Mohnish Pabrai
- Dhruv Meisheri
- May 24
- 2 min read
Updated: Jun 8
Everyone knows the duo of Warren and Charlie. But there was a third member in their group early on, Rick Guerin. Why don’t we know him, and where is he now? Turns out, he was highly levered, and in 1973-74, the drawdown forced him to sell most of his positions, including his position in Berkshire to Warren. He’s no doubt a great investor, but there was no need to use leverage.
From 1965 to 1982, the Dow Jones was flat. From 1982 to 1999, it exploded. Then again, from 1999 to 2012, flat.
Nifty 50 in the US. Slightly different to the Indian Nifty 50, with equal weightage of 2% in all 50 companies. Walmart was one of those 50. If you take the entire Nifty 50 and put the other 49 companies to 0, with only Walmart, it still beats the S&P. And this was assuming the likes of Coca Cola, P&G, Mcdonalds going to 0! All you need is patience.
Charlie Munger: In life, you don’t get many trips to the Pie Counter. But when you do, you have to load up as much as you can (capital allocation).
Cloning - Microsoft
Everything that has worked in Microsoft has been cloned. They've spent billions in R&D which for the most part has yielded them nothing. Word came from Word Perfect, Excel came from Lotus, Windows came from Apple.
Selling something because you think it's overvalued is one of the dumbest things you can do.

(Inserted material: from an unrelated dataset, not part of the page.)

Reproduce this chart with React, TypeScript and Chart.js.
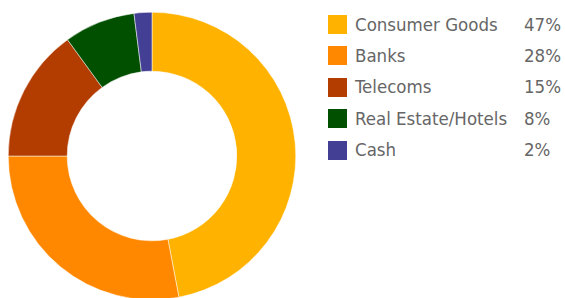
import React, { useEffect, useRef } from "react";
import { Chart, registerables } from "chart.js";

Chart.register(...registerables);

const categories = ["Consumer Goods", "Banks", "Telecoms", "Real Estate/Hotels", "Cash"];
const values = [47, 28, 15, 8, 2];
const valueLabels = ["47%", "28%", "15%", "8%", "2%"];
const colors = ["#FFB300", "#FF8800", "#B33C00", "#005000", "#433F94"];

export default function App() {
  const ref = useRef<HTMLCanvasElement | null>(null);

  useEffect(() => {
    if (!ref.current) return;
    const chart = new Chart(ref.current, {
      type: "doughnut",
      data: {
        labels: categories,
        datasets: [
          {
            data: values,
            backgroundColor: colors,
            borderColor: "#ffffff",
            borderWidth: 0.5,
          },
        ],
      },
      options: {
        responsive: false,
        animation: false,
        cutout: "59%",
        layout: { padding: 0 },
        plugins: {
          legend: { display: false },
          tooltip: { enabled: false },
        },
      },
    });
    return () => chart.destroy();
  }, []);

  const font = "'DejaVu Sans Condensed', 'DejaVu Sans', sans-serif";

  return (
    <div
      style={{
        position: "fixed",
        left: 0,
        top: 0,
        width: 565,
        height: 298,
        overflow: "hidden",
        background: "#ffffff",
      }}
    >
      <canvas
        ref={ref}
        width={288}
        height={288}
        style={{ position: "absolute", left: 8, top: 12, width: 288, height: 288 }}
      />
      {categories.map((c, i) => {
        const cy = 24.5 + i * 31.4;
        return (
          <React.Fragment key={c}>
            <div
              style={{
                position: "absolute",
                left: 328,
                top: cy - 9.5,
                width: 19,
                height: 19,
                background: colors[i],
              }}
            />
            <div
              style={{
                position: "absolute",
                left: 355,
                top: cy - 12,
                height: 24,
                lineHeight: "24px",
                fontFamily: font,
                fontSize: 18.5,
                color: "#666666",
                whiteSpace: "nowrap",
              }}
            >
              {c}
            </div>
            <div
              style={{
                position: "absolute",
                left: 524,
                top: cy - 12,
                height: 24,
                lineHeight: "24px",
                fontFamily: font,
                fontSize: 18.5,
                color: "#666666",
                whiteSpace: "nowrap",
              }}
            >
              {valueLabels[i]}
            </div>
          </React.Fragment>
        );
      })}
    </div>
  );
}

Pabrai invested in Fiat Chrysler in 2012 at a $5-6bn market cap. Within this was 80% of Ferrari, which today has a market cap of $90bn.

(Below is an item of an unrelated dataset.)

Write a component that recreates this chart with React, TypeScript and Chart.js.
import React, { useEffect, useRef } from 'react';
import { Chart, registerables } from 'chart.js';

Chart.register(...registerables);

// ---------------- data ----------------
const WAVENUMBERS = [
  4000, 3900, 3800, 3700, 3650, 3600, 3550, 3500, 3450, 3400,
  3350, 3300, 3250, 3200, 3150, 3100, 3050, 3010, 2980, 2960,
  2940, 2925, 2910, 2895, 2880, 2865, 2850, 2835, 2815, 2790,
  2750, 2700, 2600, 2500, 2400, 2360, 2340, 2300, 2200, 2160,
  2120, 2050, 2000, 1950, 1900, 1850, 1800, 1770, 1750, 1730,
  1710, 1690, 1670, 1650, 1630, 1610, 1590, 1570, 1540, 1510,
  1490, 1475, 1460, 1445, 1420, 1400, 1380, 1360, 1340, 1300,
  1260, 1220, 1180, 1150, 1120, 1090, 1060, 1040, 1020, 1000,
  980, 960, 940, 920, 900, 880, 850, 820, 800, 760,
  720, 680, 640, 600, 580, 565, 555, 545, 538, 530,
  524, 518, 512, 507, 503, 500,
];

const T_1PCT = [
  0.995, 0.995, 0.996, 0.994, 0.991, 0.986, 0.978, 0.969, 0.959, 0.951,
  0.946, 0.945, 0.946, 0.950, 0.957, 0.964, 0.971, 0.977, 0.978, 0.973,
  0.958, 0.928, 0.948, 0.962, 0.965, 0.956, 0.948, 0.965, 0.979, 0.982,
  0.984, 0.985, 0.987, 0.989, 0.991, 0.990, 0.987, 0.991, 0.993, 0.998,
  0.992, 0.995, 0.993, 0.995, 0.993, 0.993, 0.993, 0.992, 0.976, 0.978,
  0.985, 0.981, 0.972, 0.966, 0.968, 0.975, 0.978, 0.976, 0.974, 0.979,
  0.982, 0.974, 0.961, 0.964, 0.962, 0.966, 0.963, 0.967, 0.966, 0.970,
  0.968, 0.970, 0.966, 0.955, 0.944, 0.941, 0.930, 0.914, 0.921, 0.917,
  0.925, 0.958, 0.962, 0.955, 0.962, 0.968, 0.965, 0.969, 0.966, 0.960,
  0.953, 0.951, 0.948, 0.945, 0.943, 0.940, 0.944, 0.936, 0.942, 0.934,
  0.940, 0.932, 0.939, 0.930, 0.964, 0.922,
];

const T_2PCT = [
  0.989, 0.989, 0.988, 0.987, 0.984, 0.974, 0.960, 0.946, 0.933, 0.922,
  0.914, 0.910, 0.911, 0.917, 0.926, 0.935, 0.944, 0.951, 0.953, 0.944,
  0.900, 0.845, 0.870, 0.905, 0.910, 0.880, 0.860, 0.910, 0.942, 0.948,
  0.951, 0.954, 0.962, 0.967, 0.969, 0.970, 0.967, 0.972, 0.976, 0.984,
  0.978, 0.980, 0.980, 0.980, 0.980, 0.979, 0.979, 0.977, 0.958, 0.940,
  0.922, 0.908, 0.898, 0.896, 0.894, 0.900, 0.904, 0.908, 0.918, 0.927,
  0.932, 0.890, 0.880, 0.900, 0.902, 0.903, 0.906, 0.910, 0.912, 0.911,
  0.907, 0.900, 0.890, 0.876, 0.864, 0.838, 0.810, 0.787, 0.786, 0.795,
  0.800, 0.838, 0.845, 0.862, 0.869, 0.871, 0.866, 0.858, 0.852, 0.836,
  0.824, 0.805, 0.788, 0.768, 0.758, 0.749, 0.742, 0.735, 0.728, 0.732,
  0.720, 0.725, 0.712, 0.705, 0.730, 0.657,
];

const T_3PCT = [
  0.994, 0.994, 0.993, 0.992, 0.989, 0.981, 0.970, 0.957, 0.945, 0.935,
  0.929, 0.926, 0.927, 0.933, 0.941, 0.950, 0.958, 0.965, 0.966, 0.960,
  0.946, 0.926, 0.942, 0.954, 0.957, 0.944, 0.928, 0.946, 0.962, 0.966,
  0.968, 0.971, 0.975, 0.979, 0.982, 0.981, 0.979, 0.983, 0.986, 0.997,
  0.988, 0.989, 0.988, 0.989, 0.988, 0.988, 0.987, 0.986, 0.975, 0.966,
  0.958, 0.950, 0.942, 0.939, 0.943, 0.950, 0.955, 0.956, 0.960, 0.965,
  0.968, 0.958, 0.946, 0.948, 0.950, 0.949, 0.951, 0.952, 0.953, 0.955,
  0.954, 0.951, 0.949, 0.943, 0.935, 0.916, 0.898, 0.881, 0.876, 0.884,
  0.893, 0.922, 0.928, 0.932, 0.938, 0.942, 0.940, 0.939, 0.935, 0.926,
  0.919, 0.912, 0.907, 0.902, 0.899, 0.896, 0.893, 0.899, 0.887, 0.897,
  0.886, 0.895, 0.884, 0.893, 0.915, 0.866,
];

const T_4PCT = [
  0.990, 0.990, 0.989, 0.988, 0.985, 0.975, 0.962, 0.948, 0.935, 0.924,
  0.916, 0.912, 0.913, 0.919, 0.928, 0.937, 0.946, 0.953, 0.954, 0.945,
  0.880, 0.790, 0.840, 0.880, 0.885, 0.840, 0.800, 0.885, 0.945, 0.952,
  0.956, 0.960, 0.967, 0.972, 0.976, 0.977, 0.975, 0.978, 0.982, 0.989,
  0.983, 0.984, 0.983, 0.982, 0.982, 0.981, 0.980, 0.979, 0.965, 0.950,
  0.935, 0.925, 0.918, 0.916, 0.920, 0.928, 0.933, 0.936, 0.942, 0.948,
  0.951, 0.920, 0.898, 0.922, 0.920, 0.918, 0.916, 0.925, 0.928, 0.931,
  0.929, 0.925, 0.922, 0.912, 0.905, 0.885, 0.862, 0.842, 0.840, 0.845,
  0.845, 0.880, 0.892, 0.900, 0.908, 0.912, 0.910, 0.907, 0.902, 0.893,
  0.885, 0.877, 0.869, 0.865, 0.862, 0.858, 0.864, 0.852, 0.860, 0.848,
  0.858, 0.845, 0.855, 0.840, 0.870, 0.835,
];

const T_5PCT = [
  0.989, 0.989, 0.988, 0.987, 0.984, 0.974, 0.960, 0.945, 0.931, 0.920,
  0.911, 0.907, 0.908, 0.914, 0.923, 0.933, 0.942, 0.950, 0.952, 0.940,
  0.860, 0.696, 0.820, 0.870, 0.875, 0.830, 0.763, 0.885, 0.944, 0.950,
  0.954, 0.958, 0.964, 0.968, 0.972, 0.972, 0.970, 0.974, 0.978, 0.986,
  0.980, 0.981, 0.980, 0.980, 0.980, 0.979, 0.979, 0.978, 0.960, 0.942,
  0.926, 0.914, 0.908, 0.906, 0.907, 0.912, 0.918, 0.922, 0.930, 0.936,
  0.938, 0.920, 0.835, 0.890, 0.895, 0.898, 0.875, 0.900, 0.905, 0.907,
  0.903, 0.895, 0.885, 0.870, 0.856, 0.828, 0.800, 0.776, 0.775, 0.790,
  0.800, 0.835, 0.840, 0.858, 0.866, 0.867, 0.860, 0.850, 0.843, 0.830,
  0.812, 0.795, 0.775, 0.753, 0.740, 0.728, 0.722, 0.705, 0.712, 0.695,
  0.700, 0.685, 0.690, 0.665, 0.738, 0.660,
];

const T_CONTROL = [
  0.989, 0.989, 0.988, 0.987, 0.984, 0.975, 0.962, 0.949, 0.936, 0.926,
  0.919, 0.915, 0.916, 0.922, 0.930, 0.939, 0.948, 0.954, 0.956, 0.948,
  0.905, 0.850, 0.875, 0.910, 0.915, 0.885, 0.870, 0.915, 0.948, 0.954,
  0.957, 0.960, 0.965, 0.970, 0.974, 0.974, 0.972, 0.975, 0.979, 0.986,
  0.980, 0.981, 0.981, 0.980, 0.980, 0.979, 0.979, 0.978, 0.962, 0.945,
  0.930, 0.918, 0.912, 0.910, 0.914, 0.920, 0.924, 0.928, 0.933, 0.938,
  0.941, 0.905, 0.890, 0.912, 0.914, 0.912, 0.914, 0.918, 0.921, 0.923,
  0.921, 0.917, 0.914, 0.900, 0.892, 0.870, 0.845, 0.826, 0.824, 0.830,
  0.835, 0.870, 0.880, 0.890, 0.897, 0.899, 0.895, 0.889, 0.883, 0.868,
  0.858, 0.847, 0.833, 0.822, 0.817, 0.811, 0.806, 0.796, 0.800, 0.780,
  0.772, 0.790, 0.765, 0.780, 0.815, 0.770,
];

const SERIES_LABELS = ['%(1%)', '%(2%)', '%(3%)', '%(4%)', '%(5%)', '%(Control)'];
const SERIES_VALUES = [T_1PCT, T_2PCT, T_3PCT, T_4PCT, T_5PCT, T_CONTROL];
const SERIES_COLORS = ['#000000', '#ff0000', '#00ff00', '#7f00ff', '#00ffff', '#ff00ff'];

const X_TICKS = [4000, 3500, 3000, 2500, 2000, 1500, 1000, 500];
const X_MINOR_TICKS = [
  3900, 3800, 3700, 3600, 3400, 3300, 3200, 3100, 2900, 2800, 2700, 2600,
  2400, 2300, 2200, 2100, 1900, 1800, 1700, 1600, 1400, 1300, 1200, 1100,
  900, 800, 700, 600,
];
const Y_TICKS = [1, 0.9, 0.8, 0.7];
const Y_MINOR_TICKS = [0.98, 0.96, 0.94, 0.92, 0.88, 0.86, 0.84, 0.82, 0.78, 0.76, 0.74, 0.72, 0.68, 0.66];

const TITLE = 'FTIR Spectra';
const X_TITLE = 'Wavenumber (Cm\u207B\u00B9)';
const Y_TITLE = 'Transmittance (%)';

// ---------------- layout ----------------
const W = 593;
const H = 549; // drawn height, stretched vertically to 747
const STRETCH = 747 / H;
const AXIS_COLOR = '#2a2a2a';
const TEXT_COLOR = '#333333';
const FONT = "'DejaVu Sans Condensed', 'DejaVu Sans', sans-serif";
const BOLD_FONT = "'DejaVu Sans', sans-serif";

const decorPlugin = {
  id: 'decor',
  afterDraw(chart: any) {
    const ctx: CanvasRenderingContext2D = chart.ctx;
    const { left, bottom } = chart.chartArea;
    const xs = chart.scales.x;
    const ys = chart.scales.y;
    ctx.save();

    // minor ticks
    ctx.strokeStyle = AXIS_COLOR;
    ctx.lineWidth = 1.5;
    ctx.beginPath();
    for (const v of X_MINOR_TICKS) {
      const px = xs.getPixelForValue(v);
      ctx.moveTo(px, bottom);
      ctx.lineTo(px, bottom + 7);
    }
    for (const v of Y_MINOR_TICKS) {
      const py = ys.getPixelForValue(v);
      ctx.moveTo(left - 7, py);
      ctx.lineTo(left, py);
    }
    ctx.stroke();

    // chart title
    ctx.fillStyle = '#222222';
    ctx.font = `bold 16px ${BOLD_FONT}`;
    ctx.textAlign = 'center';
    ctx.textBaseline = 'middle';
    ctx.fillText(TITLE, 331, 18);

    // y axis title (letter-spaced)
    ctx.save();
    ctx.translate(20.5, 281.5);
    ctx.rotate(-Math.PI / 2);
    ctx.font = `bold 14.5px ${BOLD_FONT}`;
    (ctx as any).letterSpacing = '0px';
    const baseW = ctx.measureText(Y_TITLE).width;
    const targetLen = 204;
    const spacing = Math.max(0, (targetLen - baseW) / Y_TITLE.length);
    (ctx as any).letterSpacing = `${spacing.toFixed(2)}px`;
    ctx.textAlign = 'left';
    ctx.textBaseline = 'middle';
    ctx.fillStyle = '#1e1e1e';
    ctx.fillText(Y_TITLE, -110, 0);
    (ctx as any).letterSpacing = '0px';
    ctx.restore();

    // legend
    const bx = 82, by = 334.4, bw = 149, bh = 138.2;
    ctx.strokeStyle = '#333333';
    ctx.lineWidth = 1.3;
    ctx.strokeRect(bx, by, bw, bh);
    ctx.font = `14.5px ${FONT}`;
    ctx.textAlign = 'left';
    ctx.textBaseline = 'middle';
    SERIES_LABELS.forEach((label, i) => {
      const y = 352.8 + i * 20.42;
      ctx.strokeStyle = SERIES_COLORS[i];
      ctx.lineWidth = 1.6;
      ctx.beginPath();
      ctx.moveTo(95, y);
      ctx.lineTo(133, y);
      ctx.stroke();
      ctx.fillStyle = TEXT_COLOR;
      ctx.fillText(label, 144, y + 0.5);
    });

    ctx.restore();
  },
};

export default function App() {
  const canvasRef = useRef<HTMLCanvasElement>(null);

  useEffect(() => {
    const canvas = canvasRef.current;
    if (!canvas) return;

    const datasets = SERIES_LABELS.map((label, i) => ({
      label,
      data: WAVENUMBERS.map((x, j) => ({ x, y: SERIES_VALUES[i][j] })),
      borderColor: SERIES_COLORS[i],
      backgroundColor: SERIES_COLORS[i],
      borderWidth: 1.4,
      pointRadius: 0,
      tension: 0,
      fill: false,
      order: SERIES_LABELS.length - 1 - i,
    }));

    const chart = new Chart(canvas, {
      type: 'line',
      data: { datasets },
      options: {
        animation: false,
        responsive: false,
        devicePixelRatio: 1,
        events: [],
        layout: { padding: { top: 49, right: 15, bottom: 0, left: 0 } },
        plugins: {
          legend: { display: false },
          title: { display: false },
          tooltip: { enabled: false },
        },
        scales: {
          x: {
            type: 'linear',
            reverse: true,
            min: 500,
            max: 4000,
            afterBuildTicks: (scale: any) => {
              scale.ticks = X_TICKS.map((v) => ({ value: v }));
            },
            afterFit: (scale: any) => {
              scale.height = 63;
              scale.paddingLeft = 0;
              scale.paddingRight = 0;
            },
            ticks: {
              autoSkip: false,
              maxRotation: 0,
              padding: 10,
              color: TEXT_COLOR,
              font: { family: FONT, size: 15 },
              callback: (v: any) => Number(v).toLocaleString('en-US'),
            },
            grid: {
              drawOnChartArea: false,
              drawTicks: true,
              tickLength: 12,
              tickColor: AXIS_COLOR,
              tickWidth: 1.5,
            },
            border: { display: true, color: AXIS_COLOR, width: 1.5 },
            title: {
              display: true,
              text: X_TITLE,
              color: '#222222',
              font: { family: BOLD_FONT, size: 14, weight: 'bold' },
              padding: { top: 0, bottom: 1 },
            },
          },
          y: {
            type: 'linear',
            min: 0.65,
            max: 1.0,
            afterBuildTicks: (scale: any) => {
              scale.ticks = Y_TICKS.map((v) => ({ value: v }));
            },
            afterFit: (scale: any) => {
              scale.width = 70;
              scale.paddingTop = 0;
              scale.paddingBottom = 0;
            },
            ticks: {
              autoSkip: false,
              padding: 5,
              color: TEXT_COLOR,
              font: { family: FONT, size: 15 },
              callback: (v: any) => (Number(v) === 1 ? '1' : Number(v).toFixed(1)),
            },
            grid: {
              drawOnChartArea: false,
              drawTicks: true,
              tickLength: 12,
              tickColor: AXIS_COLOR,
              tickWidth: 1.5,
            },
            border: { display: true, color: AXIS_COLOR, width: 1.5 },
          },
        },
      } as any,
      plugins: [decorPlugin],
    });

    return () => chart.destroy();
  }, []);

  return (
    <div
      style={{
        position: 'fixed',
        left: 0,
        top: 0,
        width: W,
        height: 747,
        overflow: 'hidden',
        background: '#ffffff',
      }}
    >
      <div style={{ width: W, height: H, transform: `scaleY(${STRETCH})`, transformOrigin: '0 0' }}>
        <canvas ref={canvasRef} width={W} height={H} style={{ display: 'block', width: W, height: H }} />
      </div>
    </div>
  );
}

On Growth vs. Value investing - All investing is value investing. Nvidia can be both a value investment or a growth investment depending on the price you buy it at. Warren himself bought Apple in mid 2000s, and at that time it was more of a growth investment. At the end of the day, one needs to look at the sum of future cash flows discounted back at today's price.

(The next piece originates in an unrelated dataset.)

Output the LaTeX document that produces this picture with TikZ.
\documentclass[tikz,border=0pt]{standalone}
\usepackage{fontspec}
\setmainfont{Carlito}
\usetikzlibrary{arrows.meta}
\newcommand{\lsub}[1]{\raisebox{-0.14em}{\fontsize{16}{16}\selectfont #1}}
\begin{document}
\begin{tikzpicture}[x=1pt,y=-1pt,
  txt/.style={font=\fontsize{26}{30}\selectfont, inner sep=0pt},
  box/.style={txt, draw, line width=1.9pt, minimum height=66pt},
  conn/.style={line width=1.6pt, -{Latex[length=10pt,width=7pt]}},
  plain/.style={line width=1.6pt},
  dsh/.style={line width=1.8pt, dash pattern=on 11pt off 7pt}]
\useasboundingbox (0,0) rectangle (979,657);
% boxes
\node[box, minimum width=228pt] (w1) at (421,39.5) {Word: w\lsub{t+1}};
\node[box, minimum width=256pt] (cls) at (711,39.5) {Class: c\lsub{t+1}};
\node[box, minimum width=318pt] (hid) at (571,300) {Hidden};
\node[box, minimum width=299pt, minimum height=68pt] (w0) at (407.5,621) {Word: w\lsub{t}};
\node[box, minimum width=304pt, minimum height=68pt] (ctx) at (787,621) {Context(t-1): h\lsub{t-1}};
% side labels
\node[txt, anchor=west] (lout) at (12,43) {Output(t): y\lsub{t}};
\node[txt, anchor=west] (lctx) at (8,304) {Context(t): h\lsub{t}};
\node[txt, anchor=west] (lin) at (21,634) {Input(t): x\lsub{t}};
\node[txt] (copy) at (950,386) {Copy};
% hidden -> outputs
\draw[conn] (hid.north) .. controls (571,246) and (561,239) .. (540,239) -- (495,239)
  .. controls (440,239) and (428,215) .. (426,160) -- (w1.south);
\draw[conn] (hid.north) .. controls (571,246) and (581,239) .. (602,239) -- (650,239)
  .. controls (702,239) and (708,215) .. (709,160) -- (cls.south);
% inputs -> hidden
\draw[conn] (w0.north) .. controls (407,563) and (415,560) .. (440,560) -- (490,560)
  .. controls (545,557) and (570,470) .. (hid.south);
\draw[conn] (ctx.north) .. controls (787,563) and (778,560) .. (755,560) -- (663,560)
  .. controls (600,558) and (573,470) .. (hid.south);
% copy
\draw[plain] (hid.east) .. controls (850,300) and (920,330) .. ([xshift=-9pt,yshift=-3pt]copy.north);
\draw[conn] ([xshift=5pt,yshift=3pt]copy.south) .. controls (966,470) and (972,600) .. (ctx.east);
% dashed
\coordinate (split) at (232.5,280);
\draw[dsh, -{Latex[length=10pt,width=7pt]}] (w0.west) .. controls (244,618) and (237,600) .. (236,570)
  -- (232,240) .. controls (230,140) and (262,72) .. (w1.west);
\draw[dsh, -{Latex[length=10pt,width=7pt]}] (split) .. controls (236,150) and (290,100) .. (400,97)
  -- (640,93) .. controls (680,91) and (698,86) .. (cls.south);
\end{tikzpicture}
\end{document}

Story on Compounding - In 1625, a man named Peter Minuit bought the island of Manhattan for $24. To the layman, it might seem like the Native Americans were scammed and that he bought it for a huge bargain. But was this truly the case? Let's assume that the Native Americans had a semi-competent capital allocator who could grow their $24 by 7% annually. By the rule of 72, this means that money doubles every 10 years. So every 100 years, their $24 grows by 1000x. By now, they would've had $24 trillion!
There are 3 variables to compounding: Initial capital, rate of return and time. Everyone tries to optimize the first 2. But it is near impossible. Instead, we need optimize the runway for our investments, and let compounding work its magic.